Limit on the number of topics in Kafka
Master System Design with Codemia
Enhance your system design skills with over 120 practice problems, detailed solutions, and hands-on exercises.
Apache Kafka is a distributed event streaming platform capable of handling trillions of events a day. Initially conceived as a messaging queue, Kafka is based on an abstraction of a distributed commit log. Since it provides functionality similar to a publish-subscribe messaging system, topics are a core component of Kafka.
What is a Kafka Topic?
A Kafka topic is a category or feed name to which records are published. Topics in Kafka are always multi-subscriber; that is, a topic can have zero, one, or many consumers that subscribe to the data written to it.
For durability, topics are split into partitions, each of which is an ordered, immutable sequence of records that is continually appended to. Kafka clusters can manage hundreds or even thousands of topics without a sweat.
Partitions and Replication
Partitions allow a topic’s log to be scaled by splitting the data across multiple nodes. Each partition can be hosted on different servers, which means the overall throughput of data is not limited by a single server's processing power.
Replication is another key feature, which means that partitions are replicated across multiple nodes to ensure high availability and durability. The replication factor represents how many copies of data are kept across the cluster to prevent data loss in case of a node failure.
Is There a Limit to the Number of Kafka Topics?
Kafka is designed to handle a large number of topics efficiently. However, understanding whether there is a practical limitation to the number of topics is essential for planning Kafka-based systems.
Technical Constraints
The number of topics you can have in a Kafka cluster mainly depends on:
- Zookeeper: Topics are managed in Zookeeper, and each topic and partition is registered as a znode. Apache Zookeeper, however, has its performance limitations when handling a large number of znodes.
- Broker Memory Usage: Each topic and partition consumes memory in the broker. More topics and partitions increase the metadata stored, which can eventually degrade the performance of the broker.
Performance Considerations
Applications with a very high number of topics and partitions per broker might suffer from longer leader election times or delays during the rebalancing of partitions and replicas across the cluster.
ZooKeeper Limitations
Before Kafka 2.4.0, Kafka always depended on ZooKeeper for metadata storage, but newer versions are aiming for Kafka Raft or KRaft mode, which intends to remove the ZooKeeper dependency. Under the ZooKeeper-based metadata management, each topic-partition pair registered as an individual znode can be a limiting factor as the count of topics grows.
Optimizations and Best Practices for Large Numbers of Topics
- Understand the Application Requirements: Consider the necessity of numerous topics versus using a larger number of partitions per topic or keys within a topic.
- Monitor Performance and Optimize: Regularly monitor throughput and latency and perform optimizations based on the observed metrics.

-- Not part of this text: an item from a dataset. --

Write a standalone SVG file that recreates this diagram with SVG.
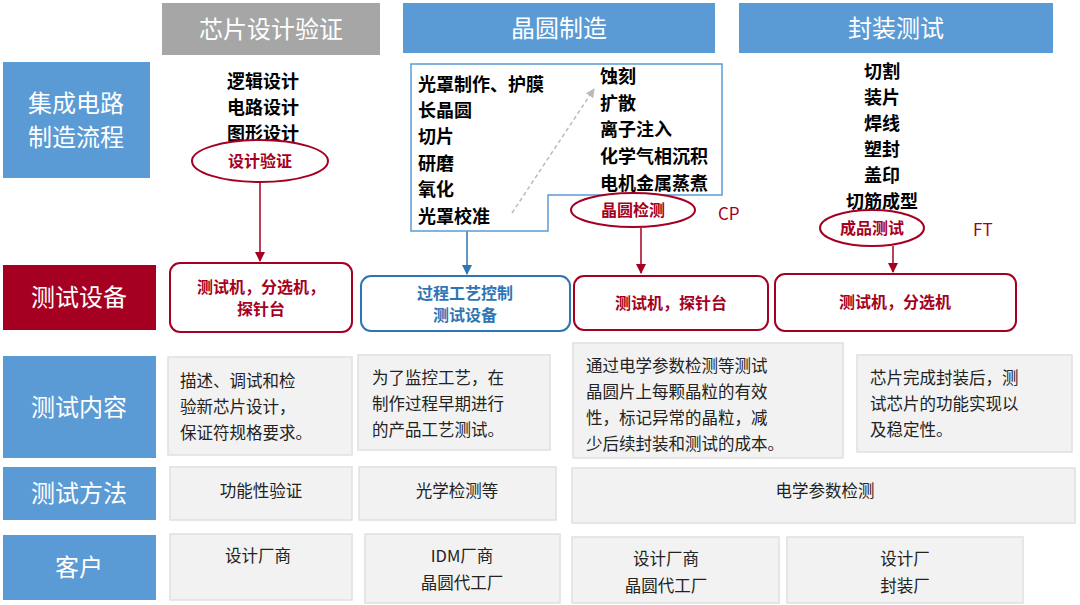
<svg xmlns="http://www.w3.org/2000/svg" width="1080" height="605" viewBox="0 0 1080 605">
<defs>
<style>
text{font-family:"Noto Sans CJK SC","Liberation Serif",serif;}
.hd{fill:#fff;font-size:24px;text-anchor:middle}
.lb{fill:#fff;font-size:24px;text-anchor:middle}
.bk{fill:#000;font-size:18px;font-weight:bold}
.rd{fill:#A50021;font-size:16px;font-weight:bold;text-anchor:middle}
.bl{fill:#2E75B6;font-size:16px;font-weight:bold;text-anchor:middle}
.gb{fill:#F2F2F2;stroke:#E0E0E0;stroke-width:1.5}
.ct{fill:#222;font-size:16.5px}
.cc{fill:#222;font-size:16.5px;text-anchor:middle}
.ell{fill:#fff;stroke:#A50021;stroke-width:2}
.rbox{fill:#fff;stroke:#A50021;stroke-width:2}
</style>
<marker id="ar" viewBox="0 0 10 10" refX="9" refY="5" markerWidth="7" markerHeight="7" orient="auto"><path d="M0,0L10,5L0,10z" fill="#A50021"/></marker>
<marker id="ab" viewBox="0 0 10 10" refX="9" refY="5" markerWidth="7" markerHeight="7" orient="auto"><path d="M0,0L10,5L0,10z" fill="#2E75B6"/></marker>
<marker id="ag" viewBox="0 0 10 10" refX="9" refY="5" markerWidth="6" markerHeight="6" orient="auto"><path d="M0,0L10,5L0,10z" fill="#BBB"/></marker>
</defs>
<rect width="1080" height="605" fill="#fff"/>
<g id="headers">
<rect x="162" y="3" width="218" height="52" fill="#A6A6A6"/><text class="hd" x="271" y="38">芯片设计验证</text>
<rect x="403" y="3" width="312" height="50" fill="#5B9BD5"/><text class="hd" x="559" y="37">晶圆制造</text>
<rect x="739" y="3" width="314" height="50" fill="#5B9BD5"/><text class="hd" x="896" y="37">封装测试</text>
</g>
<g id="rowlabels">
<rect x="3" y="62" width="147" height="116" fill="#5B9BD5"/><text class="lb" x="76" y="112">集成电路</text><text class="lb" x="76" y="146">制造流程</text>
<rect x="3" y="265" width="153" height="65" fill="#A50021"/><text class="lb" x="79" y="306">测试设备</text>
<rect x="3" y="356" width="153" height="102" fill="#5B9BD5"/><text class="lb" x="79" y="416">测试内容</text>
<rect x="3" y="467" width="153" height="53" fill="#5B9BD5"/><text class="lb" x="79" y="502">测试方法</text>
<rect x="3" y="535" width="153" height="65" fill="#5B9BD5"/><text class="lb" x="79" y="576">客户</text>
</g>
<g id="connectors">
<line x1="260" y1="182" x2="260" y2="261" stroke="#A50021" stroke-width="1.5" marker-end="url(#ar)"/>
<line x1="467" y1="231" x2="467" y2="274" stroke="#2E75B6" stroke-width="1.5" marker-end="url(#ab)"/>
<line x1="641" y1="228" x2="641" y2="273" stroke="#A50021" stroke-width="1.5" marker-end="url(#ar)"/>
<line x1="893" y1="246" x2="893" y2="272" stroke="#A50021" stroke-width="1.5" marker-end="url(#ar)"/>
<line x1="512" y1="213" x2="594" y2="89" stroke="#BBB" stroke-width="1.5" stroke-dasharray="4,3" marker-end="url(#ag)"/>
</g>
<g id="design">
<text class="bk" x="263" y="88" text-anchor="middle">逻辑设计</text>
<text class="bk" x="263" y="114" text-anchor="middle">电路设计</text>
<text class="bk" x="263" y="140" text-anchor="middle">图形设计</text>
<ellipse class="ell" cx="260" cy="161" rx="68" ry="21"/><text class="rd" x="260" y="167" font-size="18">设计验证</text>
</g>
<g id="wafer">
<path d="M411,64H722V195H548V231H411Z" fill="none" stroke="#5B9BD5" stroke-width="1.5"/>
<text class="bk" x="418" y="91">光罩制作、护膜</text>
<text class="bk" x="418" y="117">长晶圆</text>
<text class="bk" x="418" y="143">切片</text>
<text class="bk" x="418" y="170">研磨</text>
<text class="bk" x="418" y="196">氧化</text>
<text class="bk" x="418" y="223">光罩校准</text>
<text class="bk" x="600" y="83">蚀刻</text>
<text class="bk" x="600" y="110">扩散</text>
<text class="bk" x="600" y="136">离子注入</text>
<text class="bk" x="600" y="163">化学气相沉积</text>
<text class="bk" x="600" y="190">电机金属蒸煮</text>
<ellipse class="ell" cx="633" cy="210" rx="62" ry="17"/><text class="rd" x="633" y="216" font-size="18">晶圆检测</text>
<text x="718" y="220" fill="#A50021" font-size="17" font-family="Liberation Serif,serif">CP</text>
</g>
<g id="package">
<text class="bk" x="882" y="78" text-anchor="middle">切割</text>
<text class="bk" x="882" y="104" text-anchor="middle">装片</text>
<text class="bk" x="882" y="130" text-anchor="middle">焊线</text>
<text class="bk" x="882" y="156" text-anchor="middle">塑封</text>
<text class="bk" x="882" y="182" text-anchor="middle">盖印</text>
<text class="bk" x="882" y="208" text-anchor="middle">切筋成型</text>
<ellipse class="ell" cx="872" cy="228" rx="52" ry="18"/><text class="rd" x="872" y="234" font-size="18">成品测试</text>
<text x="973" y="236" fill="#A50021" font-size="17" font-family="Liberation Serif,serif">FT</text>
</g>
<g id="equip">
<rect class="rbox" x="170" y="263" width="182" height="69" rx="10"/><text class="rd" x="261" y="293">测试机，分选机，</text><text class="rd" x="261" y="315">探针台</text>
<rect x="361" y="276" width="209" height="55" rx="10" fill="#fff" stroke="#2E75B6" stroke-width="2"/><text class="bl" x="465" y="299">过程工艺控制</text><text class="bl" x="465" y="321">测试设备</text>
<rect class="rbox" x="574" y="276" width="194" height="54" rx="10"/><text class="rd" x="671" y="309">测试机，探针台</text>
<rect class="rbox" x="775" y="274" width="241" height="57" rx="10"/><text class="rd" x="895" y="308">测试机，分选机</text>
</g>
<g id="content">
<rect class="gb" x="168" y="357" width="184" height="98"/>
<text class="ct" x="180" y="387">描述、调试和检</text><text class="ct" x="180" y="413">验新芯片设计，</text><text class="ct" x="180" y="439">保证符规格要求。</text>
<rect class="gb" x="358" y="355" width="192" height="95"/>
<text class="ct" x="372" y="384">为了监控工艺，在</text><text class="ct" x="372" y="410">制作过程早期进行</text><text class="ct" x="372" y="436">的产品工艺测试。</text>
<rect class="gb" x="573" y="343" width="270" height="115"/>
<text class="ct" x="586" y="372">通过电学参数检测等测试</text><text class="ct" x="586" y="398">晶圆片上每颗晶粒的有效</text><text class="ct" x="586" y="424">性，标记异常的晶粒，减</text><text class="ct" x="586" y="450">少后续封装和测试的成本。</text>
<rect class="gb" x="857" y="355" width="215" height="97"/>
<text class="ct" x="870" y="384">芯片完成封装后，测</text><text class="ct" x="870" y="410">试芯片的功能实现以</text><text class="ct" x="870" y="436">及稳定性。</text>
</g>
<g id="methods">
<rect class="gb" x="170" y="467" width="182" height="53"/><text class="cc" x="261" y="497">功能性验证</text>
<rect class="gb" x="359" y="467" width="197" height="53"/><text class="cc" x="457" y="497">光学检测等</text>
<rect class="gb" x="572" y="468" width="503" height="55"/><text class="cc" x="825" y="497">电学参数检测</text>
</g>
<g id="customers">
<rect class="gb" x="170" y="534" width="182" height="66"/><text class="cc" x="258" y="562">设计厂商</text>
<rect class="gb" x="365" y="534" width="195" height="69"/><text class="cc" x="462" y="562">IDM厂商</text><text class="cc" x="462" y="589">晶圆代工厂</text>
<rect class="gb" x="572" y="537" width="207" height="66"/><text class="cc" x="666" y="565">设计厂商</text><text class="cc" x="666" y="592">晶圆代工厂</text>
<rect class="gb" x="787" y="537" width="236" height="66"/><text class="cc" x="905" y="565">设计厂</text><text class="cc" x="905" y="592">封装厂</text>
</g>
</svg>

- Use Topic Partitioning Judiciously: Having a very high number of partitions can also degrade performance because of increased overhead in the management of partitions.
Summary Table
| Factor | Consideration | Impact |
| Broker Memory | Each topic/partition uses additional broker memory | High number of topics could degrade performance |
| ZooKeeper Nodes | Each topic-partition pair is a znode | Too many topics can lead to ZooKeeper performance bottlenecks |
| Leadership Election | Higher number of partitions involves more elections | Can slow down performance during elections |
Conclusion
While Kafka doesn't impose a hard limit on the number of topics, practical limits are dictated by cluster configuration, memory constraints, and ZooKeeper's performance. As Kafka continues to evolve, improvements in metadata management (such as Kafka Raft in newer versions) might alleviate some of these constraints. Careful planning and management are essential when working with large-scale Kafka deployments to ensure optimal performance.